Gian Carlo Menotti’s The Consul is one of the great American operas of the 20th century. The 1950 tale of a political dissident and his family’s desperate attempt to escape a totalitarian country where they are constantly hunted by the secret police is a product of the Cold War era. Yet the libretto speaks of people’s yearning for freedom when trapped in any oppressive dictatorship at any time.
Florida Grand Opera gave The Consul its belated South Florida premiere Saturday night at the Arsht Center, in a production that was an unmitigated triumph. With gripping staging, an exceptional cast and splendid musical direction, Menotti’s opera still packs a wallop more than six decades after its initial Broadway run.
John Sorel, part of a dissident political faction, is wounded by the police and plans an escape across the frontier. He instructs his wife, Magda, to obtain a visa from the consulate of a neighboring country and join him in crossing the border. Magda repeatedly runs into bureaucratic red tape. Eventually, the entire family is defeated by the evil denizens of the state.
Menotti has imbued this powerful story with a score that mixes sweeping lyricism in the verismo manner with moments of acerbic dissonance, yet always propels the drama forward.
From top to bottom, the cast is close to perfect. Magda Sorel demands a singing actress with extraordinary musical and dramatic gifts. Kara Shay Thomson is riveting, commanding the stage in every scene. Voicing her pleas in a radiant soprano with a laser-like edge at the top, Thomson was the embodiment of a compassionate woman caught in a web of heartless regulation. Appropriately, her Act II aria To This We’ve Come was the high point of the evening, a heartrending outpouring of emotion and harbinger of the tragedy to come.
As John’s mother, veteran mezzo Victoria Livengood also gave a standout performance. Her deep sonority and strong low register showed impressively in a moving and emotional rendering of the monologue Shall We Ever See the End of All This? Whether playful with Magda’s ill child or anguished at Magda and John’s predicament, Livengood turned what could easily be a cameo role into a major protagonist.
Although his stage time is brief, in many ways the opera revolves around the plight of John Sorel. Keith Phares’ rich lyric baritone, perfect diction and fierce declamation infused his every appearance with dramatic impact.
The role of the consulate secretary, the embodiment of endless rules and regulations, is difficult to bring off. Carla Jablonski was properly cold and terse, her phrasing clipped in dagger-like bursts.
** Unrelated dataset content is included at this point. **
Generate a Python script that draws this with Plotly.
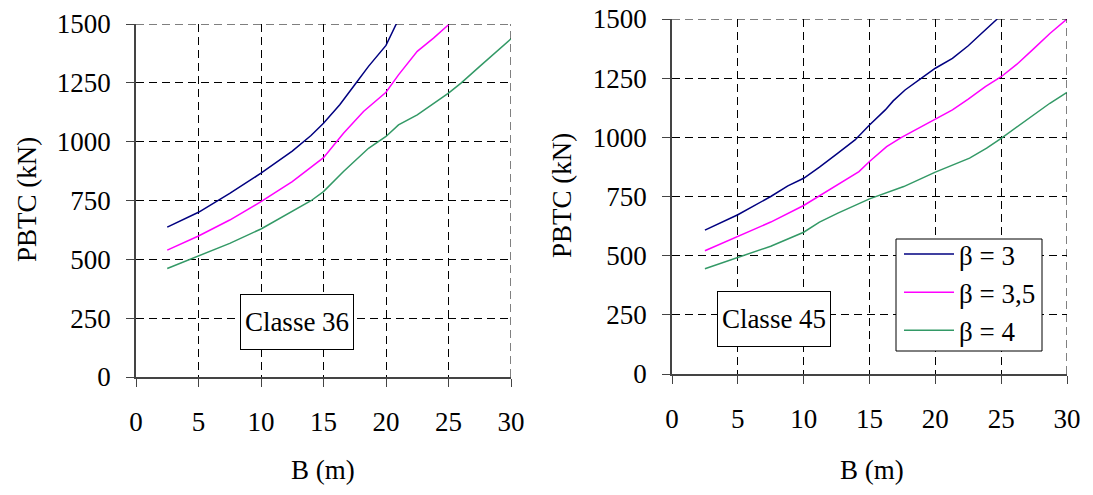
import plotly.graph_objects as go

# ---- data ----
# Classe 36 (left)
x36_b3 = [2.5, 5, 7.5, 10, 12.5, 14, 15, 16.3, 17.5, 18.6, 20, 21]
y36_b3 = [637, 700, 780, 866, 960, 1026, 1078, 1157, 1242, 1320, 1409, 1520]
x36_b35 = [2.5, 5, 7.5, 10, 12.5, 15, 16.6, 18.2, 20, 21, 22.5, 23.8, 25]
y36_b35 = [539, 599, 667, 745, 830, 932, 1036, 1128, 1210, 1284, 1384, 1440, 1497]
x36_b4 = [2.5, 5, 7.5, 10, 14, 15, 16.6, 18.6, 20, 21, 22.5, 25, 26, 27.5, 30]
y36_b4 = [461, 515, 568, 629, 749, 788, 873, 972, 1022, 1071, 1114, 1206, 1249, 1320, 1437]

# Classe 45 (right)
x45_b3 = [2.5, 5, 7.5, 8.8, 10, 11.2, 12.6, 13.9, 15, 16.2, 16.8, 17.7, 19, 20, 21.3, 22.5, 23.5, 24.7]
y45_b3 = [608, 673, 750, 795, 827, 874, 933, 989, 1052, 1116, 1154, 1200, 1252, 1292, 1334, 1387, 1439, 1500]
x45_b35 = [2.5, 5, 7.5, 10, 12.6, 14.2, 15, 16.3, 17.4, 18.8, 20, 21.3, 22.5, 23.8, 25, 26.2, 27.5, 28.7, 30]
y45_b35 = [521, 581, 642, 712, 799, 855, 898, 961, 999, 1041, 1078, 1116, 1161, 1214, 1256, 1309, 1376, 1439, 1500]
x45_b4 = [2.5, 5, 7.5, 10, 11.2, 12.6, 15, 17.6, 20, 22.6, 23.9, 25, 26.2, 27.5, 28.7, 30]
y45_b4 = [445, 492, 540, 599, 642, 680, 740, 792, 853, 912, 954, 996, 1045, 1095, 1144, 1190]

legend_names = ["β = 3", "β = 3,5", "β = 4"]
colors = ["#000080", "#FF00FF", "#339966"]
x_ticks = [0, 5, 10, 15, 20, 25, 30]
y_ticks = [0, 250, 500, 750, 1000, 1250, 1500]

FONT = "Liberation Serif, Times New Roman, serif"
FS = 27

fig = go.Figure()

left = [(x36_b3, y36_b3), (x36_b35, y36_b35), (x36_b4, y36_b4)]
right = [(x45_b3, y45_b3), (x45_b35, y45_b35), (x45_b4, y45_b4)]

for i, (xs, ys) in enumerate(left):
    fig.add_trace(go.Scatter(x=xs, y=ys, mode="lines", line=dict(color=colors[i], width=1.5),
                             showlegend=False, xaxis="x", yaxis="y"))
for i, (xs, ys) in enumerate(right):
    fig.add_trace(go.Scatter(x=xs, y=ys, mode="lines", line=dict(color=colors[i], width=1.5),
                             name=legend_names[i], showlegend=True, xaxis="x2", yaxis="y2"))

# body margin removed via post_script, figure fills the window
W, H = 1093, 495
def px_x(p):
    return p / W
def px_y(p):
    return 1 - p / H

axis_common = dict(
    showgrid=True, gridcolor="black", gridwidth=1, griddash="8px,5px",
    showline=True, linecolor="#444", linewidth=1.5,
    ticks="outside", ticklen=8, tickcolor="#444", tickwidth=1,
    tickfont=dict(family=FONT, size=FS, color="black"),
    zeroline=False, fixedrange=True, automargin=False,
    ticklabeloverflow="allow",
)

fig.update_layout(
    width=W, height=H,
    margin=dict(l=0, r=0, t=0, b=0, autoexpand=False),
    paper_bgcolor="white", plot_bgcolor="white",
    font=dict(family=FONT, size=FS, color="black"),
    xaxis=dict(domain=[px_x(136), px_x(511)], range=[0, 30], tickvals=x_ticks,
               anchor="y", ticklabelstandoff=12, **axis_common),
    yaxis=dict(domain=[px_y(377), px_y(24)], range=[0, 1500], tickvals=y_ticks,
               anchor="x", ticklabelstandoff=10, **axis_common),
    xaxis2=dict(domain=[px_x(672), px_x(1067)], range=[0, 30], tickvals=x_ticks,
                anchor="y2", ticklabelstandoff=12, **axis_common),
    yaxis2=dict(domain=[px_y(374), px_y(19)], range=[0, 1500], tickvals=y_ticks,
                anchor="x2", ticklabelstandoff=10, **axis_common),
    legend=dict(x=px_x(899), y=px_y(230), xanchor="left", yanchor="top",
                bgcolor="rgba(0,0,0,0)", borderwidth=0,
                font=dict(family=FONT, size=FS, color="black"),
                tracegroupgap=0, itemwidth=50),
    showlegend=True,
)

# top/right dashed edges (gridlines at range ends)
for xa, ya in [("x", "y"), ("x2", "y2")]:
    fig.add_shape(type="line", xref=xa, yref=ya, x0=0, x1=30, y0=1500, y1=1500,
                  line=dict(color="black", width=1, dash="8px,5px"))
    fig.add_shape(type="line", xref=xa, yref=ya, x0=30, x1=30, y0=0, y1=1500,
                  line=dict(color="black", width=1, dash="8px,5px"))

# legend frame
fig.add_shape(type="rect", xref="paper", yref="paper",
              x0=px_x(896), x1=px_x(1042), y0=px_y(351), y1=px_y(239),
              fillcolor="white", line=dict(color="black", width=1), layer="above")

def ann(text, x, y, **kw):
    d = dict(text=text, x=px_x(x), y=px_y(y), xref="paper", yref="paper",
             xanchor="center", yanchor="middle", showarrow=False,
             font=dict(family=FONT, size=FS, color="black"))
    d.update(kw)
    return d

annots = [
    ann("Classe 36", 296.5, 322, bgcolor="white", bordercolor="black", borderwidth=1,
        width=110, height=52),
    ann("Classe 45", 774, 319, bgcolor="white", bordercolor="black", borderwidth=1,
        width=110, height=52),
    ann("PBTC (kN)", 27, 200, textangle=-90),
    ann("PBTC (kN)", 562, 196, textangle=-90),
    ann("B (m)", 323, 470),
    ann("B (m)", 872, 470),
]
fig.update_layout(annotations=annots)

fig.write_html("out.html", config={"displayModeBar": False},
               post_script="document.body.style.margin='0';document.body.style.overflow='hidden';")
Near the conclusion, as she reflected on the repetitive array of visa applicants, Jablonski displayed a wide range of vocal colors and gave a human face to a role that can be a mere stereotype.
Tyler Simpson was aptly frightening as the Secret Police Agent, and securely navigated the low bass line. The character of the magician Nika Magadoff breaks the tension in one of the scenes at the consulate with a vivacious operetta interlude. Jason Ferrante dazzled in this vignette, dancing around the stage while doing magic tricks and hypnotizing everyone in the room, his agile character tenor light and well projected.
In smaller roles, Rebecca Henriques as concentration camp survivor Anna Gomez and Betsy Diaz as the Foreign Woman offered vivid characterizations. Kristin Scott, Chance Eakin, Isaac Bray and, especially, Hailey Clark impressively filled out the large cast.
David P. Gordon’s imposing sets from the Seattle Opera, Kevin G. Mynatt’s eerie lighting and Howard Tsvi Kaplan’s stark costumes helped create and sustain the oppressive atmosphere. Julie Maykowski’s staging delivered the theatrical power and tension, with Magda’s final hallucination a dark dance macabre.
Andrew Bisantz conducted a taut performance, capturing Menotti’s rich vein of melody and drawing gorgeous playing from the orchestral strings and winds. Lovers of opera and great music theater should not miss this production of an American classic, which stands as one of Florida Grand Opera’s finest achievements.